Portanto, no contexto do Novo Testamento, a unção com óleo não está associada à ordenação de líderes eclesiásticos.
3. Como surgiu o costume de “ungir pastores” com óleo na história da igreja?
O
uso de óleo em cerimônias eclesiásticas continuou ao longo da história
da igreja, especialmente no catolicismo romano e na ortodoxia oriental,
mas com significados litúrgicos e sacramentais distintos. Entretanto, o
costume de ungir com óleo no momento da ordenação pastoral não era uma
prática apostólica, mas sim uma tradição litúrgica desenvolvida séculos
depois.
A prática de ungir com
óleo durante a ordenação foi adotada em algumas tradições como símbolo
da presença do Espírito Santo, mas nunca foi considerada essencial ou
mandatória. Os reformadores protestantes, por sua vez, rejeitaram tais
elementos cerimoniais que não possuíam fundamento claro nas Escrituras,
retornando à simplicidade bíblica da oração com imposição de mãos.
4. A ordenação pastoral ao longo da história da Igreja
Desde
os tempos apostólicos, a ordenação pastoral foi entendida como o
reconhecimento público da vocação e aptidão de alguém para o ministério
da Palavra. Este reconhecimento era feito pela imposição de mãos dos
presbíteros, acompanhada de oração, conforme as epístolas pastorais.
Calvino,
em sua obra As Institutas da Religião Cristã, reforça que o ofício
pastoral deve ser chamado por Deus, aprovado pela igreja e confirmado
pela liderança eclesiástica. Não há necessidade de óleo, pois o foco
está no conteúdo da fé, no caráter do ministro e em sua fidelidade à
Palavra.
Na tradição reformada, a
ordenação é um ato público, comunitário e eclesiástico, e não uma
experiência individual e mística. Não é "sentir-se chamado", mas ser
reconhecido pela igreja e separado para o ministério por aqueles que já
estão no ministério.
5. Conclusão: precisamos de unção ou de ordenação?
Confundir
unção com óleo com ordenar um pastor é misturar categorias bíblicas
distintas. A unção do Antigo Testamento tinha uma função específica e
teológica dentro da antiga aliança.

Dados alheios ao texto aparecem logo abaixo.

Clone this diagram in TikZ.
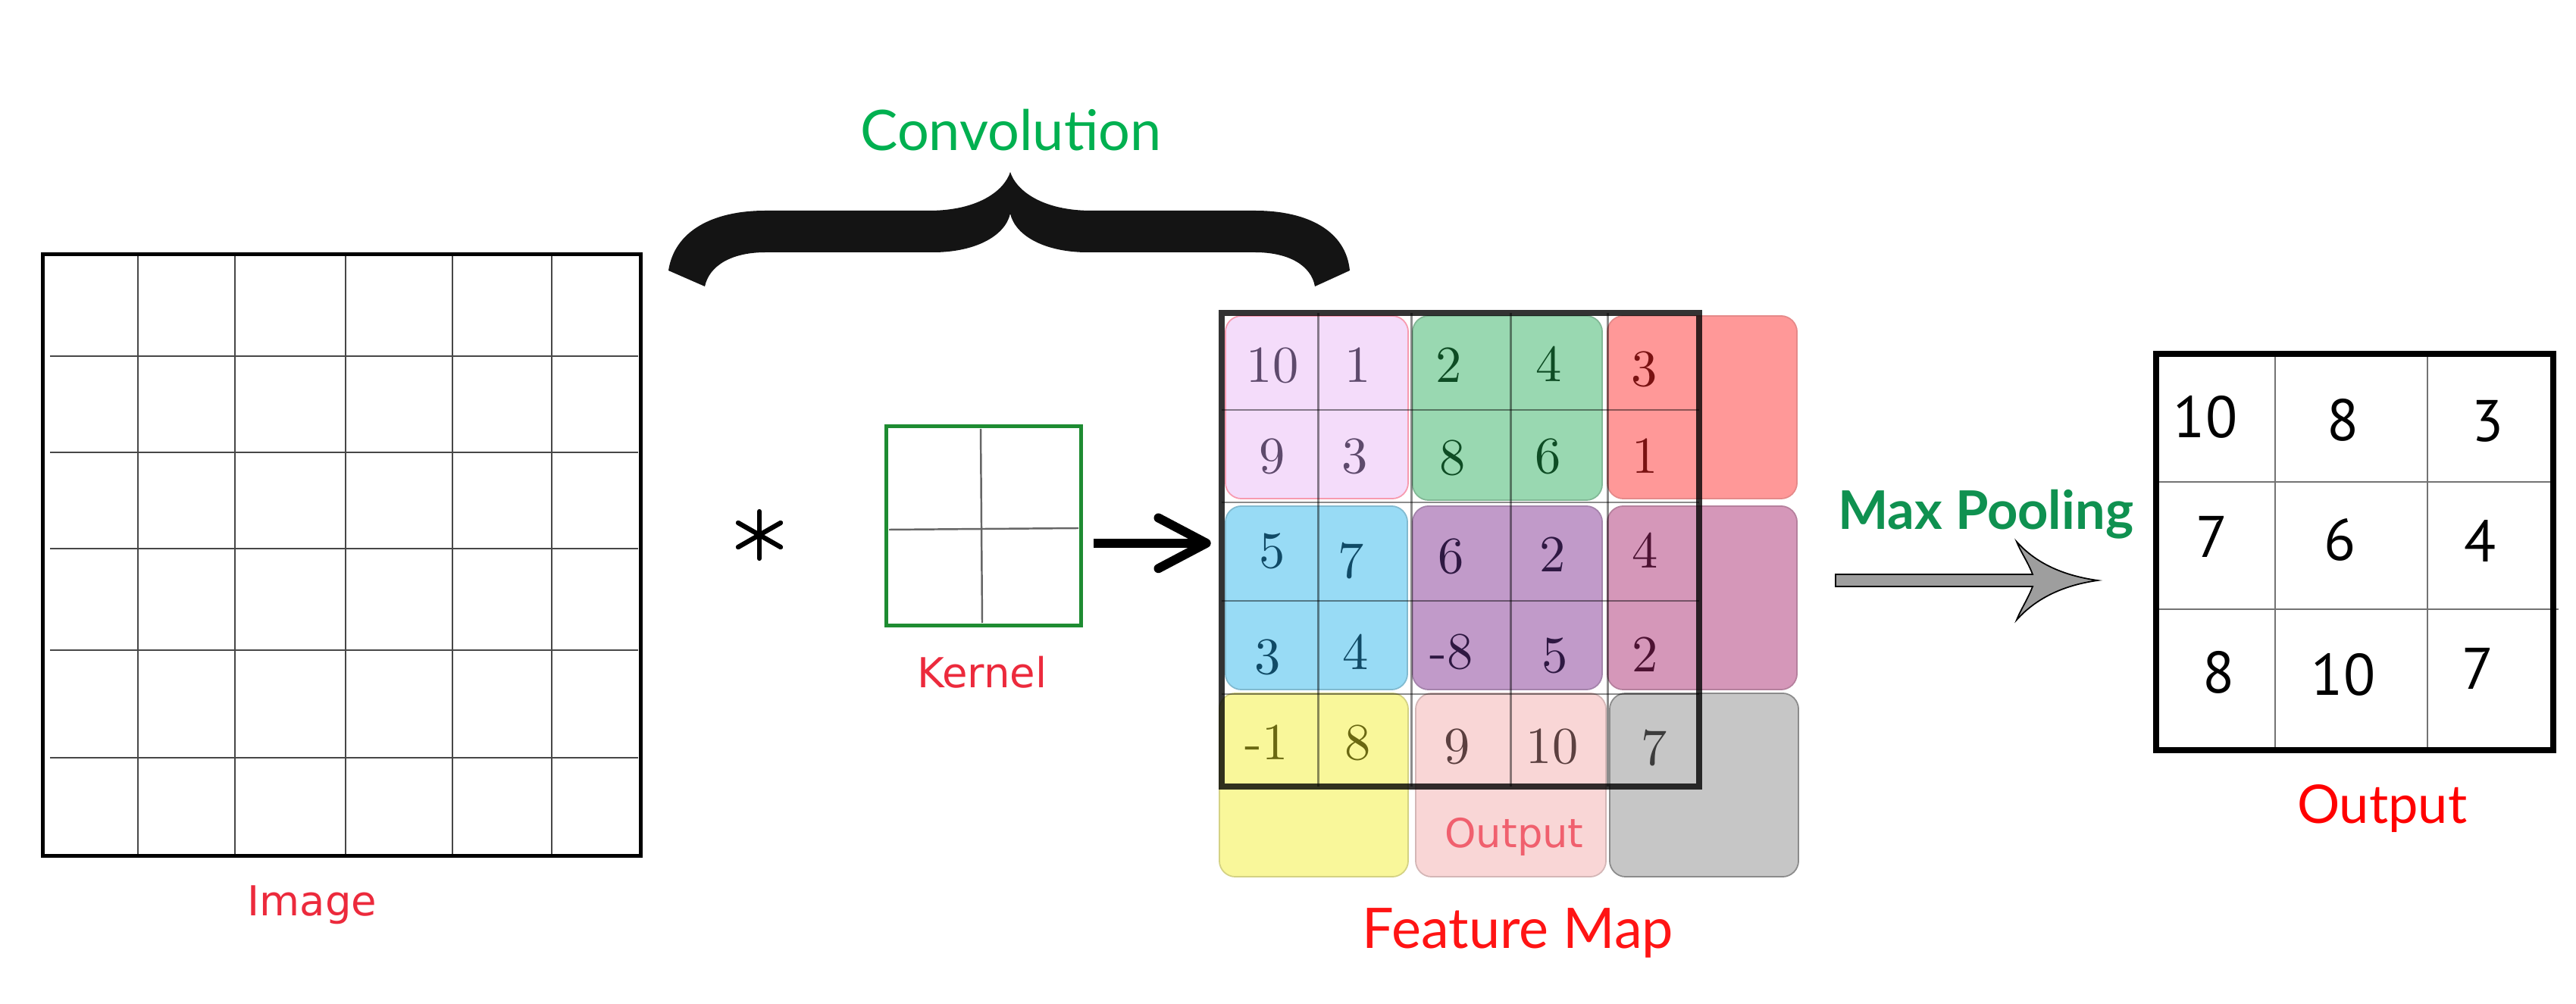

No Novo Testamento, o foco está na
ação soberana do Espírito Santo e na confirmação visível pela igreja,
por meio da imposição de mãos e oração.
A
Igreja de Cristo, portanto, não precisa de "rituais de unção pastoral",
mas de homens piedosos, chamados por Deus, capacitados pela Palavra,
reconhecidos pela igreja e ordenados conforme o padrão apostólico.
Como diz Paulo a Timóteo:
“Não desprezes o dom que há em ti, o qual te foi dado por profecia, com a imposição das mãos do presbitério.”
(1 Timóteo 4.14)
"A unção era um símbolo; a ordenação é o reconhecimento do chamado."